Book Review - Scream Site

Scream SiteScream Site by Justina Ireland
My rating: 1 of 5 stars

I came across this title on a list of must-reads of 2018. I read the blurb and was excited to receive an Advanced proof copy from Netgalley.

The story follows 14-year-old Sabrina whose passion is journalism. She is preparing an application for an internship at the local online paper, but to send in a convincing portfolio she is on the search for a compelling story.

Said pursuit leads her to Scream Site, a website set up by a couple of horror directors for aspiring directors to upload their 'scary' videos and compete for a one-in-a-lifetime chance to go to Hollywood. There appears to be some kind of correlation between uploaders and missing girls, so Sabrina decides to investigate. She soon becomes embroiled in an apparent conspiracy that could lead to her sister's life being in danger.

The book blurb sounded exciting and I couldn't wait to get into this. Trouble is, the blurb did not mention our protagonist was only 14. I expected a credible, suspenseful tale, instead, my eyes were assaulted by some of the poorest writing I have come across. The authors tells us everything... and repeats it ad nauseum. We are given the facts of the case as often as we come across a 'previously on' recap in a television show - that is, in every single chapter. The majority of the 266 pages of the book were mostly copy-pasted from earlier chapters.

The central premise, so sensationally drawn out in the blurb, dwindles down to a little girl who no one will believe. Herein lies the biggest problem with the book's conceit - none of the adults believe Sabrina, and instead jump to a far-fetched assumption that suspends belief beyond stretching point. It was incredibly... for lack of a better word, stupid.

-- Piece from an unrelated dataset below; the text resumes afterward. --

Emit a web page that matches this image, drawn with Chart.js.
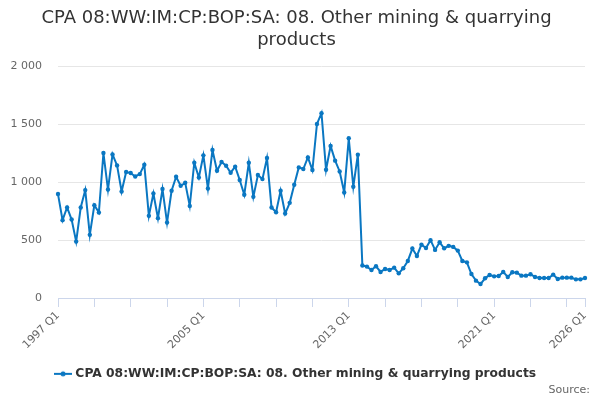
<!DOCTYPE html>
<html>
<head>
<meta charset="utf-8">
<script src="https://cdn.jsdelivr.net/npm/chart.js@4"></script>
<style>
  html, body { margin: 0; padding: 0; background: #fff; }
  #wrap { width: 600px; height: 400px; }
</style>
</head>
<body>
<div id="wrap"><canvas id="chart"></canvas></div>
<script>
// quarterly imports, 1997 Q1 .. 2026 Q1
var firstYear = 1997;
var lastYear = 2026;
var labelEvery = 32;   // quarters between x labels
var tickEvery = 8;     // quarters between x tick marks

var values = [
    897, 672, 781, 677, 487, 781, 931, 545, 801, 738,
    1251, 936, 1239, 1144, 919, 1087, 1078, 1049, 1069, 1150,
    709, 902, 689, 940, 651, 925, 1046, 968, 994, 795,
    1167, 1040, 1231, 945, 1277, 1098, 1173, 1141, 1081, 1133,
    1018, 891, 1167, 873, 1061, 1026, 1208, 781, 740, 925,
    729, 821, 977, 1127, 1113, 1213, 1104, 1502, 1595, 1107,
    1312, 1185, 1092, 911, 1378, 960, 1237, 280, 271, 242,
    274, 225, 251, 242, 262, 213, 257, 320, 427, 363,
    461, 432, 499, 415, 481, 429, 450, 441, 409, 320,
    308, 207, 150, 121, 170, 199, 187, 190, 225, 182,
    222, 219, 193, 193, 205, 182, 173, 173, 173, 202,
    164, 176, 176, 176, 161, 161, 173
];
var yTicks = [0, 500, 1000, 1500, 2000];

var seriesName = 'CPA 08:WW:IM:CP:BOP:SA: 08. Other mining & quarrying products';
var titleLines = ['CPA 08:WW:IM:CP:BOP:SA: 08. Other mining & quarrying', 'products'];
var sourceText = 'Source:';

var categories = [];
for (var y = firstYear; y <= lastYear; y++) {
    for (var q = 1; q <= 4; q++) {
        if (y == lastYear && q > 1) break;
        categories.push(y + ' Q' + q);
    }
}
var lastIdx = categories.length - 1;

var blue = '#0a77c2';
var font = 'DejaVu Sans';

// legend symbol: short line with a dot
var sym = document.createElement('canvas');
sym.width = 18; sym.height = 8;
var sc = sym.getContext('2d');
sc.strokeStyle = blue; sc.lineWidth = 2;
sc.beginPath(); sc.moveTo(0, 4); sc.lineTo(18, 4); sc.stroke();
sc.fillStyle = blue;
sc.beginPath(); sc.arc(9, 4, 2.5, 0, Math.PI * 2); sc.fill();

function spaced(v) {
    return String(v).replace(/\B(?=(\d{3})+(?!\d))/g, ' ');
}

// "Source:" credit in the bottom right corner
var sourcePlugin = {
    id: 'source',
    afterDraw: function (chart) {
        var c = chart.ctx;
        c.save();
        c.font = '11px "' + font + '"';
        c.fillStyle = '#666666';
        c.textAlign = 'right';
        c.textBaseline = 'middle';
        c.fillText(sourceText, chart.width - 10, 390);
        c.restore();
    }
};

var config = {
    type: 'line',
    data: {
        labels: categories,
        datasets: [{
            label: seriesName,
            data: values,
            borderColor: blue,
            backgroundColor: blue,
            borderWidth: 2,
            pointRadius: 2.2,
            pointBorderWidth: 0,
            pointHoverRadius: 3,
            pointStyle: 'circle',
            tension: 0
        }]
    },
    options: {
        responsive: true,
        maintainAspectRatio: false,
        animation: false,
        layout: { padding: { left: 8, right: 15, top: 0, bottom: 10 } },
        plugins: {
            title: {
                display: true,
                text: titleLines,
                color: '#333333',
                font: { family: font, size: 18, weight: 'normal' },
                padding: { top: 8, bottom: 15 }
            },
            legend: {
                position: 'bottom',
                labels: {
                    usePointStyle: true,
                    pointStyle: sym,
                    color: '#333333',
                    font: { family: font, size: 12.3, weight: 'bold' },
                    padding: 14
                }
            },
            tooltip: { enabled: false }
        },
        scales: {
            x: {
                offset: false,
                grid: {
                    drawOnChartArea: false,
                    drawTicks: true,
                    tickLength: 9,
                    color: function (ctx) {
                        var i = ctx.index;
                        return (i % tickEvery === 0 || i === lastIdx) ? '#ccd6eb' : 'rgba(0,0,0,0)';
                    }
                },
                border: { color: '#ccd6eb', width: 1 },
                ticks: {
                    autoSkip: false,
                    minRotation: 45,
                    maxRotation: 45,
                    padding: 2,
                    color: '#666666',
                    font: { family: font, size: 11 },
                    callback: function (v, i) {
                        return (i % labelEvery === 0 || i === lastIdx) ? categories[i] : '';
                    }
                }
            },
            y: {
                min: yTicks[0],
                max: yTicks[yTicks.length - 1],
                afterBuildTicks: function (s) {
                    s.ticks = yTicks.map(function (v) { return { value: v }; });
                },
                afterFit: function (s) { s.width = 50; },
                grid: { color: '#e6e6e6', drawTicks: false },
                border: { display: false },
                ticks: {
                    padding: 16,
                    color: '#666666',
                    font: { family: font, size: 11 },
                    callback: function (v) { return spaced(v); }
                }
            }
        }
    },
    plugins: [sourcePlugin]
};

new Chart(document.getElementById('chart').getContext('2d'), config);
</script>
</body>
</html>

There are several narrative problems that aggravate the reader. Spoilers ahead for the book:

The website is about making the scariest video, but all the girls who participate are invariably the actors of said videos. How come? Why haven't they roped in their friends, who may do a better job and importantly, allow these 'aspiring filmmakers' to concentrate on making the film?

The only videos that appear to be uploaded are of girls being chased. Is that a pre-requisite for the competition? In which case the author should have let us know. Also, that would make this competition very sexist, and investigating that angle would have made this book far more interesting.

How is it possible that girls have gone missing for months, yet none of the cops investigate these or are, at the very least, alarmed enough to let people know. There's some page-long spiel about girls running away, but let's be honest, how many runaways can a small town have in the span of four months? It's obvious there haven't been that many runaways before, because none of the four 'runaways' Sabrina investigates are such, they are all part of the website scheme - internal logic suggests her Uncle John is the worst cop ever.

The writer equates a film-maker with an actor, and it irritates the hell out of me. They are not the same thing, and while many people can do both, that doesn't mean everyone can. Also, the author evidently knows nothing about films, because the only videos she mentions are chase videos and... well, she doesn't go into detail about technique so I'm not sure how different they all could possibly be.

The denouement is extremely rushed. The whole point of the entire book is to find out what happened to these girls. And, throughout, we are expecting Sabrina's sister Faith to get kidnapped, but that happens in the last 30 pages. Following which, the 'mystery' unravels. So, there was zero suspense.

Also, the 'mystery' was such a let down. It felt like the author wanted to write one particular book, but then realised the PG rating being slapped on it, so changed tact partway through. This is like the film 'Game Night', except without the self-aware humour.

Well done in maligning mental illness sufferers - in 2018 we certainly needed more of that. #Not. How can we possibly believe that Dan Parks, the villain, became so unhinged in the span of a year to suddenly go PG-rated Casanova from 'Kiss the Girls'. It doesn't take much to tip someone over, but they have to be on the cliff first. This is where characterisation would help, but the author eschews that for repetition. We know nothing about Parks, other than he made a convenient act 3 villain.

Because the writer does not paint a substantial picture of who these people are and what this town is like, we simply do not care about the characters. The villain isn't the only one without characterisation - everyone suffers the same fate. They are all plot points that move the story along.

There are many other niggling errors that make the entire reading experience terrible. Simple things like how a passionate lover of journalism conveniently doesn't know that two famous directors were going to shoot a film in her hometown and have set up an online website that is the talk of the town; or how a place she and her family used to visit all the time has been shut down, but neither Sabrina nor anyone in her vicinity doesn't knows about it; Sabrina knowing what kind of person Felicity (first victim) was like, when she doesn't know her; none of the characters checking Facebook or other social networks for information about the missing girls; why there are only missing girls? Much more, as well.

End spoiler.

Since this was a proof copy, it was rife with typos. I'm going to give it a pass for that, simply because I can't complain any more about the book.

Weak writing combined with tedious repetitions and worse, no story structure, make this a pointless read. This is what happens when you rely on internet recommendations and blurbs - they lie. Can I read the book the blurb talks about, because this one isn't it.